Week 3 (July 15 - July 19)
This week was my third week as a summer camp youth mentor at the ImaginARTE Summer Camp in the National Museum of Mexican Art. This week's focus is all about assembling the camper's mini-museums by designing the walls, floors, and frames, as well as making sculptures to put in each museum.
The week began with a tour with the museum's curator, Cesario, who gave us a tour of the Huasteca Women Exhibit - Goddess, Warriors, and Governors. The exhibit contains over 130 artifacts never before exhibited or published that highlights the several roles of some in the Mesoamerican civilization known as the Huasteca that is now present-day Veracruz, Hidalgo, Tamaulipas, and San Luis Potosí. Our main focus in this exhibit was observing the exhibit's design, positioning, and intentional colors, stands, and cases which contained and exhibited the Huasteca artifacts and a couple of excavated sculptures.

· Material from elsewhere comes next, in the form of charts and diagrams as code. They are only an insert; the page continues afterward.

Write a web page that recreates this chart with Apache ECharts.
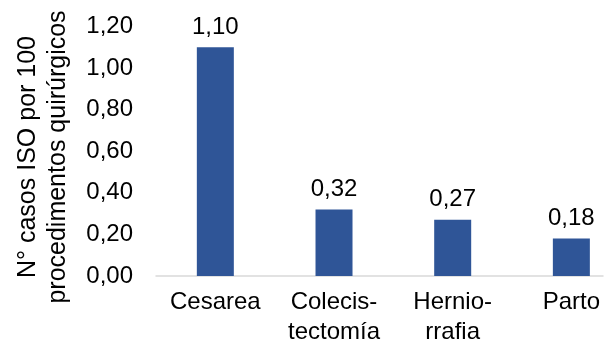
<!DOCTYPE html>
<html><head><meta charset="utf-8">
<script src="https://cdn.jsdelivr.net/npm/echarts@6/dist/echarts.min.js"></script>
<style>html,body{margin:0;padding:0;background:#fff}#c{width:611px;height:347px}</style>
</head><body><div id="c"></div>
<script>
const categories = ['Cesarea', 'Colecis-\ntectomía', 'Hernio-\nrrafia', 'Parto'];
const values = [1.10, 0.32, 0.27, 0.18];
const yTicks = { min: 0, max: 1.2, interval: 0.2 };
const yTitle = 'N° casos ISO por 100\nprocedimentos quirúrgicos';

const fmt = v => v.toFixed(2).replace('.', ',');
const FONT = 'Liberation Sans';
const FS = 24;
const chart = echarts.init(document.getElementById('c'), null, {renderer: 'canvas'});
chart.setOption({
  animation: false,
  textStyle: { fontFamily: FONT },
  grid: [
    { left: 156, top: 26.5, width: 474.7, bottom: 71, outerBoundsMode: 'none', containLabel: false },
    { left: 156, top: 26.5, right: 8, bottom: 71, outerBoundsMode: 'none', containLabel: false }
  ],
  xAxis: [
    {
      type: 'category', gridIndex: 0, data: categories,
      axisLine: { show: false }, axisTick: { show: false },
      axisLabel: { color: '#000', fontSize: FS, fontFamily: FONT, margin: 11, lineHeight: 30, interval: 0 }
    },
    {
      type: 'value', gridIndex: 1, min: 0, max: 1,
      axisLine: { show: true, lineStyle: { color: '#d9d9d9', width: 1.5 } },
      axisTick: { show: false }, axisLabel: { show: false }, splitLine: { show: false }
    }
  ],
  yAxis: [
    {
      type: 'value', gridIndex: 0, min: yTicks.min, max: yTicks.max, interval: yTicks.interval,
      axisLine: { show: false }, axisTick: { show: false }, splitLine: { show: false },
      axisLabel: { color: '#000', fontSize: FS, fontFamily: FONT, margin: 23, formatter: fmt }
    },
    {
      type: 'value', gridIndex: 1, min: 0, max: 1, show: false
    }
  ],
  graphic: [{
    type: 'text', x: 43, y: 157, rotation: Math.PI / 2,
    style: { text: yTitle, font: '25px "' + FONT + '"', fill: '#000', align: 'center', verticalAlign: 'middle', lineHeight: 30 }
  }],
  series: [{
    type: 'bar', xAxisIndex: 0, yAxisIndex: 0, data: values, barWidth: 37,
    itemStyle: { color: '#2F5597' },
    label: { show: true, position: 'top', color: '#000', fontSize: FS, fontFamily: FONT, distance: 8, formatter: p => fmt(p.value) }
  }]
});
</script></body></html>
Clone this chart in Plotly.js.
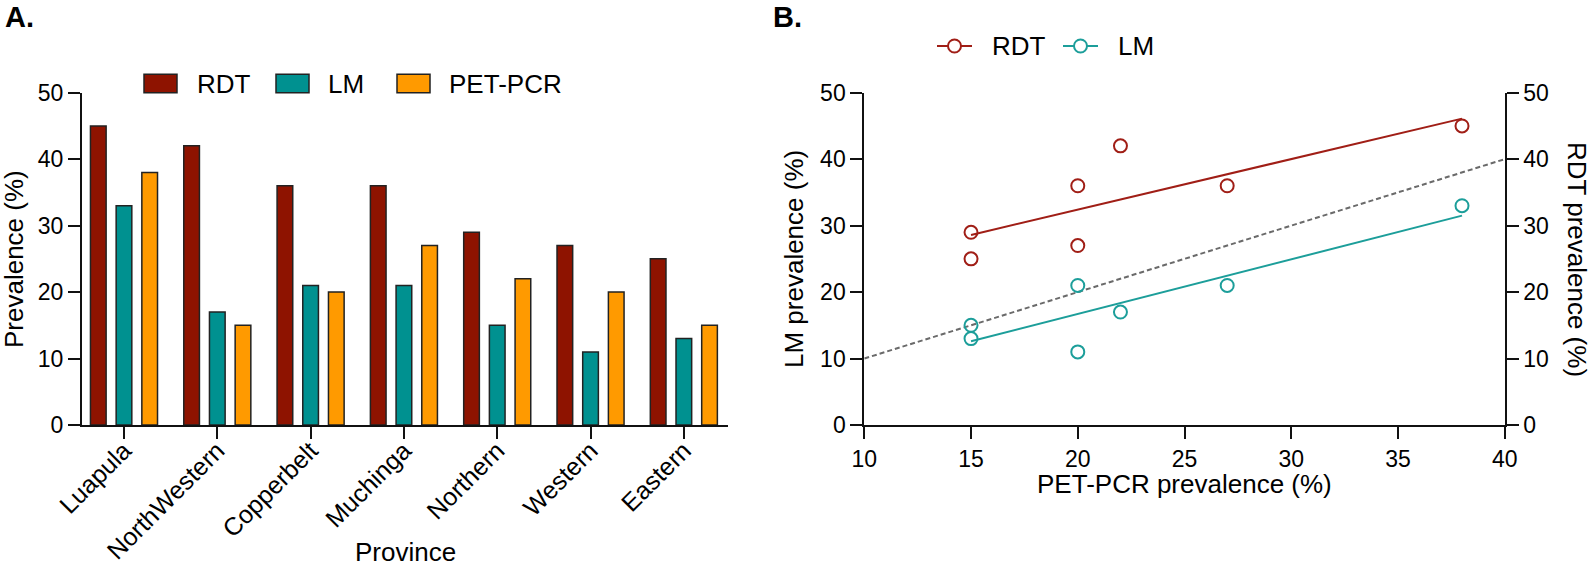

We started the week off practicing gradients, depth, and perception by sketching on paper and drawing on Procreate, then transitioned to using air dry clay to incorporate what they learned and to have a center piece for their museums. As the week progressed they began decorating and assembling their mini-museums.
Friday, the last day of the week, we asked the campers, "what is public art?" and "what is considered a mural?" After giving them a brief background, we took all of them outside and went on a mural tour of the neighborhood in Pilsen, Chicago. The campers strolled around Pilsen looking at the various murals on houses, garages, community houses, and local schools to conduct a cultural exploration of the community where they reside in. After finishing, we went back inside and reflected on our favorite murals and things we observed while on the tour.
After discussing, they began drafting positive messages and ideas to make their own public art outside the museum. With chalk, they created their own art work on the sidewalk and displayed positive messages and drawings for the people of the community to see.
Overall week 3 was pretty nice, I was able to learn a lot about the Huasteca culture which I was super happy about considering it encompasses San Luis Potosí which is where my family is from. It was great to be able to look back and learn about women in society back then and how they played important roles in every day life.